AF: This is one of the most speculative of the many speculative projections in Marcuse’s thought. He called for the development of a new concept of reason by which he meant a form of rationality that would go beyond mere instrumentality to address the potentialities of human beings and nature. Art was to play a role in this project but not directly in the form of works. Rather the aspect of art relevant to the reform of rationality was its imaginative relation to reality. Marcuse points out that the distinction we make between technology and art was unknown to the ancient Greeks. Their concept of technē included both. In practice this meant that ideal aesthetic criteria were included among the objective criteria applied to technical making not only in art but also in what we would consider purely technical activities. Marcuse aims at a similar condensation of the differentiated functions of technique and art. Technical decisions should incorporate ideal potentials identified by the imagination.
But today that would require a different approach than in antiquity. Greek aesthetics had a traditional basis whereas we moderns cannot base our technical activities on the past but must anticipate the future. Marcuse never made it quite clear how this would work but I think he intended aesthetic criteria to emerge from the decisions of a free population no longer controlled by propaganda and manipulated needs. These criteria would bring technology into conformity with the potentials of the affected human and natural objects, contributing to the creation of a peaceful, harmonious world in which repression and destruction would be reduced to a minimum.
MSG, CPL: You say that imagination is a link between art and technology as it is involved in the transcendence of the empirically given. Yet, imagination has no place in the conception of technical rationality defined by efficiency and functionality. So how to recombine and reintegrate imagination into technical rationality?

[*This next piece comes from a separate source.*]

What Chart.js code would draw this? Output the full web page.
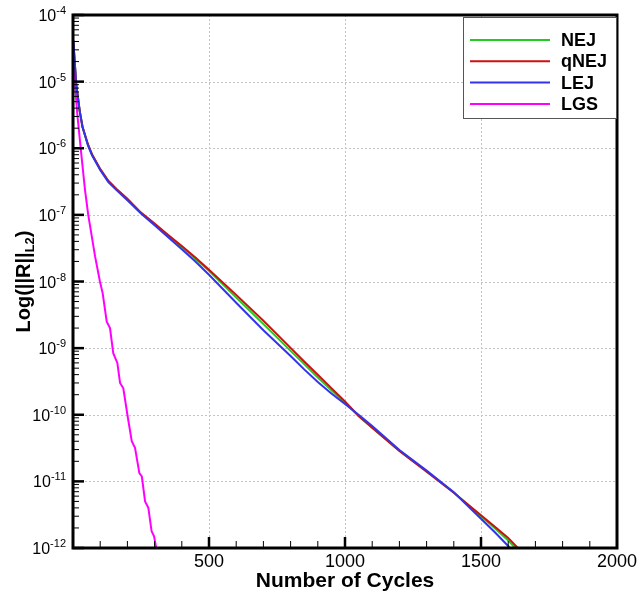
<!DOCTYPE html>
<html>
<head>
<meta charset="utf-8">
<script src="https://cdn.jsdelivr.net/npm/chart.js@4.4.0/dist/chart.umd.min.js"></script>
<style>
  html, body { margin: 0; padding: 0; background: #fff; }
  canvas { display: block; }
</style>
</head>
<body>
<canvas id="residualChart" width="639" height="596"></canvas>
<script>
// residual history, values
const cyclesJ = [1, 12, 25, 35, 55, 70, 100, 130, 160, 200, 250, 300, 350, 400, 450, 500, 600, 700, 800, 850, 900, 950, 1000, 1050, 1100, 1200, 1300, 1400, 1500, 1550, 1600, 1650];
const nejRes = [4.17e-5, 8.9e-6, 3.55e-6, 2.09e-6, 1.12e-6, 8.0e-7, 4.8e-7, 3.18e-7, 2.4e-7, 1.7e-7, 1.07e-7, 7.2e-8, 4.9e-8, 3.3e-8, 2.2e-8, 1.45e-8, 5.75e-9, 2.29e-9, 9.1e-10, 5.75e-10, 3.63e-10, 2.34e-10, 1.51e-10, 9.6e-11, 6.4e-11, 2.88e-11, 1.42e-11, 6.8e-12, 3.0e-12, 2.0e-12, 1.29e-12, 7.9e-13];
const qnejRes = [4.17e-5, 8.9e-6, 3.55e-6, 2.09e-6, 1.15e-6, 8.1e-7, 4.9e-7, 3.25e-7, 2.45e-7, 1.75e-7, 1.08e-7, 7.4e-8, 5.0e-8, 3.4e-8, 2.3e-8, 1.5e-8, 6.3e-9, 2.57e-9, 1.01e-9, 6.3e-10, 3.98e-10, 2.51e-10, 1.58e-10, 9.6e-11, 6.4e-11, 2.85e-11, 1.4e-11, 6.75e-12, 3.1e-12, 2.1e-12, 1.41e-12, 8.7e-13];
const lejRes = [4.17e-5, 8.9e-6, 3.55e-6, 2.09e-6, 1.1e-6, 7.8e-7, 4.7e-7, 3.1e-7, 2.35e-7, 1.65e-7, 1.05e-7, 7.0e-8, 4.6e-8, 3.05e-8, 2.0e-8, 1.26e-8, 4.8e-9, 1.86e-9, 7.6e-10, 4.8e-10, 3.1e-10, 2.09e-10, 1.45e-10, 1.0e-10, 6.8e-11, 2.95e-11, 1.45e-11, 6.85e-12, 2.75e-12, 1.74e-12, 1.07e-12, 6.3e-13];

const cyclesGS = [1, 8, 16, 32, 44, 56, 81, 99, 109, 124, 136, 148, 163, 173, 185, 200, 216, 228, 244, 253, 265, 277, 289, 298, 305, 312];
const lgsRes = [3.5e-5, 8.5e-6, 3.2e-6, 7.1e-7, 2.4e-7, 1.0e-7, 2.4e-8, 1.0e-8, 6.7e-9, 2.5e-9, 2.0e-9, 8.4e-10, 6.0e-10, 3.0e-10, 2.5e-10, 1.0e-10, 4.0e-11, 3.2e-11, 1.33e-11, 1.19e-11, 5.0e-12, 4.0e-12, 1.78e-12, 1.5e-12, 1.06e-12, 7.5e-13];

const seriesNames = ["NEJ", "qNEJ", "LEJ", "LGS"];
const seriesColors = ["#22cc22", "#cc1111", "#3333ee", "#ff00ff"];

// axis ticks
const yExponents = [-12, -11, -10, -9, -8, -7, -6, -5, -4];
const xTickLabels = [500, 1000, 1500, 2000];
const xMinorStep = 100;

const toPoints = (xs, ys) => xs.map((x, i) => ({ x, y: ys[i] }));

const FONT = "'Liberation Sans', Arial, Helvetica, sans-serif";

// frame, inward ticks, tecplot style labels and the boxed legend
const tecplotAxes = {
  id: "tecplotAxes",
  beforeDatasetsDraw(chart) {
    const { ctx, chartArea: a, scales } = chart;
    const xs = scales.x, ys = scales.y;
    ctx.save();
    ctx.strokeStyle = "#c4c4c4";
    ctx.lineWidth = 1;
    ctx.setLineDash([2, 2]);
    xTickLabels.forEach((v) => {
      const px = Math.round(xs.getPixelForValue(v)) + 0.5;
      if (px >= a.right - 2) return;
      ctx.beginPath();
      ctx.moveTo(px, a.top);
      ctx.lineTo(px, a.bottom);
      ctx.stroke();
    });
    yExponents.forEach((e) => {
      const py = Math.round(ys.getPixelForValue(Math.pow(10, e))) + 0.5;
      if (py <= a.top + 2 || py >= a.bottom - 2) return;
      ctx.beginPath();
      ctx.moveTo(a.left, py);
      ctx.lineTo(a.right, py);
      ctx.stroke();
    });
    ctx.restore();
  },
  afterDatasetsDraw(chart) {
    const { ctx, chartArea: a, scales } = chart;
    const xs = scales.x, ys = scales.y;
    ctx.save();
    ctx.strokeStyle = "#000";

    // y ticks (major + log minors), pointing inward
    yExponents.forEach((e) => {
      for (let m = 1; m <= 9; m++) {
        const v = m * Math.pow(10, e);
        if (v > ys.max * 1.0001) continue;
        const py = ys.getPixelForValue(v);
        ctx.lineWidth = m === 1 ? 2.5 : 1;
        ctx.beginPath();
        ctx.moveTo(a.left, py);
        ctx.lineTo(a.left + (m === 1 ? 11 : 6), py);
        ctx.stroke();
      }
    });

    // x ticks
    for (let v = xMinorStep; v < xs.max; v += xMinorStep) {
      const px = xs.getPixelForValue(v);
      const major = v % 500 === 0;
      ctx.lineWidth = major ? 2.5 : 1;
      ctx.beginPath();
      ctx.moveTo(px, a.bottom);
      ctx.lineTo(px, a.bottom - (major ? 11 : 7));
      ctx.stroke();
    }

    // frame
    ctx.lineWidth = 3;
    ctx.strokeRect(a.left, a.top, a.right - a.left, a.bottom - a.top);

    // legend box
    const lx = a.left + 390, ly = a.top + 2, lw = a.right - 1 - lx, lh = 101;
    ctx.fillStyle = "#fff";
    ctx.fillRect(lx, ly, lw, lh);
    ctx.lineWidth = 1;
    ctx.strokeStyle = "#555";
    ctx.strokeRect(lx + 0.5, ly + 0.5, lw, lh);
    ctx.font = "bold 18px " + FONT;
    ctx.textBaseline = "middle";
    ctx.textAlign = "left";
    chart.data.datasets.forEach((ds, i) => {
      const rowY = ly + 23 + i * 21.3;
      ctx.strokeStyle = ds.borderColor;
      ctx.lineWidth = 2;
      ctx.beginPath();
      ctx.moveTo(lx + 7, rowY);
      ctx.lineTo(lx + 87, rowY);
      ctx.stroke();
      ctx.fillStyle = "#000";
      ctx.fillText(ds.label, lx + 98, rowY + 1);
    });
    ctx.restore();
  },
  afterDraw(chart) {
    const { ctx, chartArea: a, scales } = chart;
    const xs = scales.x, ys = scales.y;
    ctx.save();
    ctx.fillStyle = "#000";
    ctx.textBaseline = "alphabetic";

    // y labels: 10 with superscript exponent
    yExponents.forEach((e) => {
      const py = ys.getPixelForValue(Math.pow(10, e));
      const right = a.left - 7;
      ctx.font = "11px " + FONT;
      ctx.textAlign = "right";
      const expText = String(e);
      ctx.fillText(expText, right, py - 1);
      const ew = ctx.measureText(expText).width;
      ctx.font = "16px " + FONT;
      ctx.fillText("10", right - ew, py + 6);
    });

    // x labels
    ctx.font = "18px " + FONT;
    ctx.textAlign = "center";
    xTickLabels.forEach((v) => {
      ctx.fillText(String(v), xs.getPixelForValue(v), a.bottom + 19);
    });

    // x title
    ctx.font = "bold 21px " + FONT;
    ctx.fillText("Number of Cycles", (a.left + a.right) / 2, a.bottom + 39);

    // y title with subscript
    ctx.translate(30, (a.top + a.bottom) / 2);
    ctx.rotate(-Math.PI / 2);
    const main = "Log(||R||", sub = "L2", close = ")";
    ctx.font = "bold 20px " + FONT;
    const wMain = ctx.measureText(main).width;
    const wClose = ctx.measureText(close).width;
    ctx.font = "bold 13px " + FONT;
    const wSub = ctx.measureText(sub).width;
    let x0 = -(wMain + wSub + wClose) / 2;
    ctx.textAlign = "left";
    ctx.font = "bold 20px " + FONT;
    ctx.fillText(main, x0, 0);
    ctx.font = "bold 13px " + FONT;
    ctx.fillText(sub, x0 + wMain, 4);
    ctx.font = "bold 20px " + FONT;
    ctx.fillText(close, x0 + wMain + wSub, 0);
    ctx.restore();
  },
};

const ctx = document.getElementById("residualChart").getContext("2d");
new Chart(ctx, {
  type: "line",
  data: {
    datasets: [
      { label: seriesNames[0], data: toPoints(cyclesJ, nejRes), borderColor: seriesColors[0], order: 2 },
      { label: seriesNames[1], data: toPoints(cyclesJ, qnejRes), borderColor: seriesColors[1], order: 1 },
      { label: seriesNames[2], data: toPoints(cyclesJ, lejRes), borderColor: seriesColors[2], order: 0 },
      { label: seriesNames[3], data: toPoints(cyclesGS, lgsRes), borderColor: seriesColors[3], order: 0 },
    ],
  },
  options: {
    responsive: false,
    animation: false,
    devicePixelRatio: 1,
    layout: { padding: { top: 15, right: 22, left: 0, bottom: 0 } },
    elements: {
      line: { borderWidth: 2, tension: 0, fill: false },
      point: { radius: 0 },
    },
    plugins: {
      legend: { display: false },
      tooltip: { enabled: false },
    },
    scales: {
      x: {
        type: "linear",
        min: 0,
        max: 2000,
        grid: { display: false },
        border: { display: false },
        ticks: { display: false, stepSize: 100 },
        afterFit: (s) => { s.height = 48; },
      },
      y: {
        type: "logarithmic",
        min: 1e-12,
        max: 1e-4,
        grid: { display: false },
        border: { display: false },
        ticks: { display: false },
        afterFit: (s) => { s.width = 73; },
      },
    },
  },
  plugins: [tecplotAxes],
});
</script>
</body>
</html>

AF: It is not true that imagination has no place in technical rationality, even today. All new products stem from an imaginative leap beyond the present world. That leap is not formalized and so does not belong to the formal disciplines that preside over technical work, but everyone knows how important it is nevertheless. This is the inner limit of the criteria of efficiency and functionality which are not self-sufficient but always require some external impulse to be set in motion. Of course the case may appear different when the imaginative leap is made by ordinary people who protest a particular technological design and are rebuked by the authorities in the name of efficiency and functionality. We have had enough of those accusations of Luddism and irrationality addressed to protests against nuclear power and oil pipe lines in favor of renewal energy! This is a pseudo-rationalism; it masks the embarrassing fact that much of the content of the contemporary technical disciplines is based on past imaginative leaps, some even made in response to controversial political pressures. The problem is not with reliance on rationality but with the artificial restriction of rationality to a narrow rump. A more generous conception of rationality in a truly free society would recognize the technical role of the imagination.